The simple processing techniques and tailored anisotropic materials produced in this work open up many exciting possibilities for future applications in catalysis, energy storage, optoelectronics and theranostics.
In this thesis, a facile approach for preparation of regular one-dimensional metal nanostructures is presented which may have significant implications for the fabrication of functional devices in nanotechnology, like optical, electronic and catalytic components. The formation of one-dimensional silver nanoparticle assemblies on sub-micron silica spheres appeared to happen naturally via the liquid phase treatment of colloidal silica with diamminesilver(I) complex followed by washing, deposition on a substrate and ageing under ambient conditions. Electron microscopy reveals that, despite the lack of addition of reducing or templating agents, 5 – 10 nm silver nanoparticles are formed that are arranged in necklace-like assemblies on the silica spheres and up to a certain distance from them on the substrate. The random and irregular occurrence of these nanostructures was improved by developing a strategy to control homogeneity of diamminesilver(I) complex treatment and drying. This enabled the reproducible preparation of coatings on silicon wafers over a square centimetre range, which is the basis for further studies to exploit the potential optical and electronic properties of these nanostructures.
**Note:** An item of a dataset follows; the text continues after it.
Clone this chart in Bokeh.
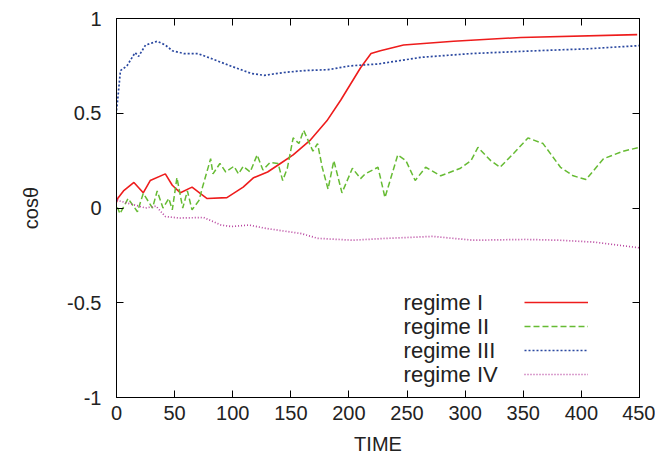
from bokeh.plotting import figure
from bokeh.models import Range1d, LinearAxis, Legend, LegendItem, Label, FixedTicker
from bokeh.embed import file_html
from bokeh.resources import INLINE

# ---- data ----
time_I = [0, 1, 6, 15, 23, 29, 42, 48, 55, 65, 72, 78, 95, 109, 118, 130, 141, 152, 167, 181, 193, 210, 219, 227, 247, 290, 348, 448]
cos_I = [0.03, 0.05, 0.09, 0.135, 0.08, 0.145, 0.18, 0.12, 0.08, 0.11, 0.077, 0.05, 0.055, 0.11, 0.16, 0.19, 0.235, 0.28, 0.36, 0.46, 0.57, 0.74, 0.815, 0.83, 0.86, 0.88, 0.90, 0.915]

time_II = [0, 1, 3, 10, 18, 23, 31, 35, 40, 45, 48, 52, 57, 61, 65, 71, 74, 81, 83, 89,
           94, 101, 105, 109, 115, 121, 126, 132, 139, 143, 147, 152, 157, 161, 165, 169, 173, 177, 182, 187,
           194, 203, 210, 214, 225, 231, 242, 249, 257, 266, 279, 296, 305, 311, 322, 330, 342, 354, 367, 382,
           393, 404, 419, 436, 450]
cos_II = [0.0, 0.0, -0.03, 0.05, -0.02, 0.077, 0.0, 0.09, 0.0, 0.05, -0.01, 0.16, 0.0, 0.09, -0.01, 0.04, 0.11, 0.26, 0.18, 0.235,
          0.19, 0.22, 0.18, 0.22, 0.19, 0.28, 0.20, 0.24, 0.235, 0.145, 0.21, 0.37, 0.34, 0.41, 0.355, 0.30, 0.34, 0.215, 0.10, 0.25,
          0.08, 0.21, 0.155, 0.18, 0.215, 0.055, 0.28, 0.25, 0.145, 0.215, 0.17, 0.21, 0.25, 0.32, 0.25, 0.215, 0.29, 0.37, 0.34, 0.215,
          0.17, 0.15, 0.26, 0.30, 0.32]

time_III = [0, 1, 3.4, 9, 16, 19, 25, 35, 42, 48, 58, 70, 81, 98, 116, 127, 144, 161, 182, 201, 225, 262, 305, 362, 405, 450]
cos_III = [0.515, 0.57, 0.725, 0.75, 0.82, 0.80, 0.86, 0.88, 0.86, 0.83, 0.815, 0.815, 0.79, 0.75, 0.71, 0.70, 0.715, 0.725, 0.73, 0.75, 0.76, 0.795, 0.815, 0.83, 0.84, 0.857]

time_IV = [0, 1, 13, 25, 34, 42, 54, 75, 90, 99, 114, 129, 159, 173, 203, 233, 272, 307, 352, 381, 411, 450]
cos_IV = [0.06, 0.04, 0.02, 0.0, 0.01, -0.045, -0.053, -0.05, -0.09, -0.098, -0.09, -0.108, -0.135, -0.16, -0.17, -0.16, -0.15, -0.17, -0.166, -0.17, -0.18, -0.21]

series_names = ["regime I", "regime II", "regime III", "regime IV"]

x_ticks = [0, 50, 100, 150, 200, 250, 300, 350, 400, 450]
y_ticks = [-1, -0.5, 0, 0.5, 1]
y_tick_labels = ["-1", "-0.5", "0", "0.5", "1"]

# ---- styles ----
FONT = "Liberation Sans"
FS = "20px"
colors = ["#ee1c1c", "#66bb33", "#2a48a0", "#b8449f"]
dashes = ["solid", "6 3", "2 2", "1 2"]
widths = [1.6, 1.5, 1.7, 1.7]

p = figure(width=655, height=464, output_backend="svg", toolbar_location=None,
           x_range=Range1d(0, 450), y_range=Range1d(-1, 1),
           min_border_left=116, min_border_right=16, min_border_top=18, min_border_bottom=67)
p.background_fill_color = "white"
p.border_fill_color = "white"
p.outline_line_color = "black"
p.outline_line_width = 1
p.grid.visible = False

data = [(time_I, cos_I), (time_II, cos_II), (time_III, cos_III), (time_IV, cos_IV)]
renderers = []
for (t, c), col, d, w in zip(data, colors, dashes, widths):
    r = p.line(t, c, line_color=col, line_dash=d, line_width=w)
    renderers.append(r)

def style_axis(ax):
    ax.major_tick_in = 7
    ax.major_tick_out = 0
    ax.minor_tick_line_color = None
    ax.axis_line_color = "black"
    ax.major_tick_line_color = "black"
    ax.major_label_text_font = FONT
    ax.major_label_text_font_size = FS
    ax.major_label_text_color = "#222222"
    ax.axis_label_text_font = FONT
    ax.axis_label_text_font_size = FS
    ax.axis_label_text_font_style = "normal"
    ax.axis_label_text_color = "#222222"

xa = p.xaxis[0]
xa.ticker = FixedTicker(ticks=x_ticks)
xa.axis_label = "TIME"
xa.major_label_standoff = 8
xa.axis_label_standoff = 10
style_axis(xa)

ya = p.yaxis[0]
ya.ticker = FixedTicker(ticks=y_ticks)
ya.major_label_overrides = {v: s for v, s in zip(y_ticks, y_tick_labels)}
ya.axis_label = "cosθ"
ya.major_label_standoff = 15
ya.axis_label_standoff = 22
style_axis(ya)

top = LinearAxis(ticker=FixedTicker(ticks=x_ticks),
                 major_label_overrides={v: "" for v in x_ticks})
style_axis(top)
top.major_label_standoff = 0
p.add_layout(top, "above")
right = LinearAxis(ticker=FixedTicker(ticks=y_ticks),
                   major_label_overrides={v: "" for v in y_ticks})
style_axis(right)
right.major_label_standoff = 0
p.add_layout(right, "right")

# legend: line samples via Legend, names as text on the left (gnuplot style)
legend = Legend(items=[LegendItem(label=" ", renderers=[r]) for r in renderers],
                location=(408, 13), orientation="vertical",
                glyph_width=64, glyph_height=20, label_height=20, label_width=1,
                spacing=4, padding=0, margin=0,
                border_line_color=None, background_fill_alpha=0,
                label_text_font_size="8px")
p.add_layout(legend)

legend_y = [-0.499, -0.625, -0.752, -0.879]
for name, ly in zip(series_names, legend_y):
    p.add_layout(Label(x=247, y=ly, text=name, text_font=FONT, text_font_size="22px",
                       text_baseline="middle", text_align="left", text_color="#222222"))

open("out.html", "w").write(file_html(p, INLINE))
Since the shape stability of anisotropic nanostructures is essential to preserve structure-related properties and thus function, dynamic reshaping processes on the nanoscale were studied for anisotropic silver and gold nanoparticle systems. A new evaluation method for quantification of such shape transformation dynamics was developed, and it could be shown that surface passivation agents are necessary to stabilize the interface. This prevents the nanoparticles from transforming to spheres, being the thermodynamically most stable shape.
Furthermore, the gained knowledge of Stöber silica surface chemistry was used to coat them with Co3O4, a material being highly relevant for applications in lithium ion batteries. The acquired synthesis method can in future be transferred to bio-templated silica nanowires made from cellulose nanofibres being a promising candidate for a sustainable nanomaterial made from renewable biological sources.